Après 18 années de collaboration, l’artiste insiste, il continue à prendre en photo les Lam et ne compte pas s’arrêter de sitôt : “Je pense toujours à comment faire avancer leur récit. Mon défi, c’est de produire de nouvelles photos racontant un nouvel aspect de leur histoire sans me répéter. Je mets de côté de nombreuses images et j’évite celles qui se ressemblent.”

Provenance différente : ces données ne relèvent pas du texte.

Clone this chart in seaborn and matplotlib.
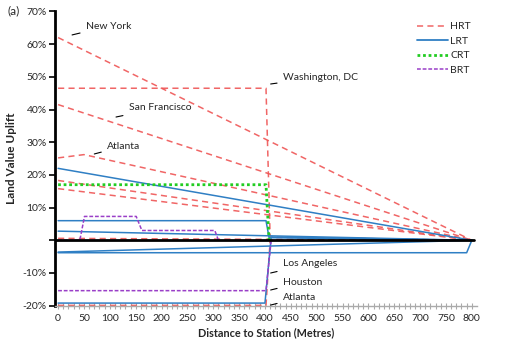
import matplotlib
matplotlib.use("Agg")
import matplotlib.pyplot as plt
from matplotlib.lines import Line2D
import seaborn as sns
import pandas as pd

sns.set_theme(style="white")
plt.rcParams['font.family'] = ['Lato', 'DejaVu Sans']

# ---- data (distance in metres, uplift in %) ----
hrt_newyork_x = [0, 800];                 hrt_newyork_y = [62, 0]
hrt_dc_x = [0, 402, 410, 800];            hrt_dc_y = [46.5, 46.5, 1.0, 0]
hrt_sf_x = [0, 800];                      hrt_sf_y = [41.5, 0]
hrt_atl_x = [0, 50, 800];                 hrt_atl_y = [25.2, 26.2, 0]
hrt_a_x = [0, 800];                       hrt_a_y = [18.3, 0]
hrt_b_x = [0, 800];                       hrt_b_y = [15.8, 0]
hrt_c_x = [0, 800];                       hrt_c_y = [0.6, 0]
hrt_atl2_x = [0, 402, 410, 800];          hrt_atl2_y = [-19.9, -19.9, 0, 0]

lrt_a_x = [0, 800];                       lrt_a_y = [22, 0]
lrt_b_x = [0, 402, 408, 800];             lrt_b_y = [6, 6, 0.8, 0]
lrt_c_x = [0, 800];                       lrt_c_y = [2.8, 0]
lrt_d_x = [0, 790, 800];                  lrt_d_y = [-3.8, -3.8, 0]
lrt_e_x = [0, 800];                       lrt_e_y = [-3.6, 0]
lrt_la_x = [0, 400, 412, 800];            lrt_la_y = [-19.2, -19.2, 1.0, 0]

crt_x = [0, 402, 408];                    crt_y = [17, 17, 0]

brt_a_x = [0, 42, 51, 151, 162, 303, 310]; brt_a_y = [0, 0, 7.3, 7.3, 3, 3, 0]
brt_hou_x = [0, 402, 412];                brt_hou_y = [-15.4, -15.4, 0]

modes = ["HRT", "LRT", "CRT", "BRT"]
x_ticks = list(range(0, 801, 50))
y_ticks = [-20, -10, 0, 10, 20, 30, 40, 50, 60, 70]

labels = [  # (text, point x, point y, text x, text y)
    ("New York", 27, 62.8, 54, 65.5),
    ("Washington, DC", 411, 47.8, 435, 49.9),
    ("San Francisco", 112, 37.7, 137, 40.5),
    ("Atlanta", 70, 26.4, 95, 28.8),
    ("Los Angeles", 411, -10, 435, -7.2),
    ("Houston", 411, -15.2, 435, -12.8),
    ("Atlanta", 411, -19.8, 435, -17.6),
]

series = [
    ("HRT", hrt_newyork_x, hrt_newyork_y), ("HRT", hrt_dc_x, hrt_dc_y),
    ("HRT", hrt_sf_x, hrt_sf_y), ("HRT", hrt_atl_x, hrt_atl_y),
    ("HRT", hrt_a_x, hrt_a_y), ("HRT", hrt_b_x, hrt_b_y),
    ("HRT", hrt_c_x, hrt_c_y), ("HRT", hrt_atl2_x, hrt_atl2_y),
    ("LRT", lrt_a_x, lrt_a_y), ("LRT", lrt_b_x, lrt_b_y),
    ("LRT", lrt_c_x, lrt_c_y), ("LRT", lrt_d_x, lrt_d_y),
    ("LRT", lrt_e_x, lrt_e_y), ("LRT", lrt_la_x, lrt_la_y),
    ("CRT", crt_x, crt_y),
    ("BRT", brt_a_x, brt_a_y), ("BRT", brt_hou_x, brt_hou_y),
]

styles = {
    "HRT": dict(color="#ef5555", lw=1.1, dashes=(4.0, 2.8), alpha=0.9),
    "LRT": dict(color="#2f7fc4", lw=1.1, dashes=(None, None), alpha=1.0),
    "CRT": dict(color="#22cc22", lw=2.0, dashes=(1.0, 1.0), alpha=1.0),
    "BRT": dict(color="#9a3fc8", lw=1.1, dashes=(2.5, 1.2), alpha=1.0),
}

fig = plt.figure(figsize=(5.2, 3.5), dpi=100)
ax = fig.add_axes([55 / 520, 1 - 305.7 / 350, (477 - 55) / 520, (305.7 - 11.4) / 350])

order = {"HRT": 2, "LRT": 3, "CRT": 4, "BRT": 5}
for mode, xs, ys in series:
    st = styles[mode]
    df = pd.DataFrame({"x": xs, "y": ys})
    sns.lineplot(data=df, x="x", y="y", ax=ax, sort=False, estimator=None,
                 color=st["color"], lw=st["lw"], alpha=st["alpha"], zorder=order[mode])
    line = ax.lines[-1]
    if st["dashes"][0] is not None:
        line.set_dashes(st["dashes"])

ax.axhline(0, color="black", lw=2.0, zorder=6, xmin=0, xmax=(805 + 6) / 816)

ax.set_xlim(-6, 810)
ax.set_ylim(-20, 70)
ax.set_xticks(x_ticks)
ax.set_xticklabels([str(v) for v in x_ticks], fontsize=7.5)
ax.set_xticks(list(range(0, 801, 10)), minor=True)
ax.set_yticks(y_ticks)
ax.set_yticklabels(["" if v == 0 else f"{v}%" for v in y_ticks], fontsize=7.5)

for s in ["top", "right"]:
    ax.spines[s].set_visible(False)
ax.spines["left"].set_color("black")
ax.spines["left"].set_linewidth(2.0)
ax.spines["bottom"].set_color("#aaaaaa")
ax.spines["bottom"].set_linewidth(1.0)
ax.spines["bottom"].set_bounds(-6, 810)
ax.tick_params(axis="y", which="major", direction="out", length=4, width=1.2,
               color="black", left=True, pad=2)
ax.tick_params(axis="x", which="both", direction="inout", length=4, width=0.8,
               color="#aaaaaa", bottom=True, pad=4)
ax.grid(False)

ax.set_xlabel("Distance to Station (Metres)", fontsize=7.8, fontweight="bold", labelpad=3)
ax.set_ylabel("Land Value Uplift", fontsize=8.5, fontweight="bold", labelpad=4)

for txt, px, py, tx, ty in labels:
    ax.annotate(txt, xy=(px, py), xytext=(tx, ty), fontsize=7.5, ha="left", va="center",
                arrowprops=dict(arrowstyle="-", color="black", lw=0.8,
                                shrinkA=2, shrinkB=0), zorder=8)

handles = []
for m in modes:
    st = styles[m]
    h = Line2D([0], [0], color=st["color"], lw=st["lw"] if m != "LRT" else 1.3, alpha=st["alpha"])
    if st["dashes"][0] is not None:
        h.set_dashes(st["dashes"])
    handles.append(h)
leg = ax.legend(handles, modes, loc="upper right", bbox_to_anchor=(1.0, 0.985), frameon=False,
                fontsize=7.5, handlelength=3.0, handletextpad=0.2, labelspacing=0.5,
                borderaxespad=0.2)

fig.text(8 / 520, 1 - 11 / 350, "(a)", fontsize=8.5, ha="left", va="center")

fig.savefig("out.png", dpi=100)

L’intimité transmise par les images de la série est renforcée par les titres choisis par le photographe : “Ils sont très importants parce qu’ils orientent l’histoire”, confirme-t-il. L’étreinte entre la mère et l’une de ses filles prend par exemple davantage de relief lorsqu’on lit qu’il a été immortalisé un mois avant qu’elle ne parte pour l’université. Même chose pour un portrait de groupe où la tension visible sur les visages et les gestes des membres de la famille prend tout son sens lorsqu’on comprend qu’il a été pris en plein épisode de Black Mirror.
D’année en année, d’image en image, le public suit les vicissitudes de cette famille anonyme. Thomas Holton n’efface pas son individualité au profit d’une narration collective mais parvient à équilibrer ces deux pans, servant un récit intime mais jamais voyeur, singulier et jamais superficiel.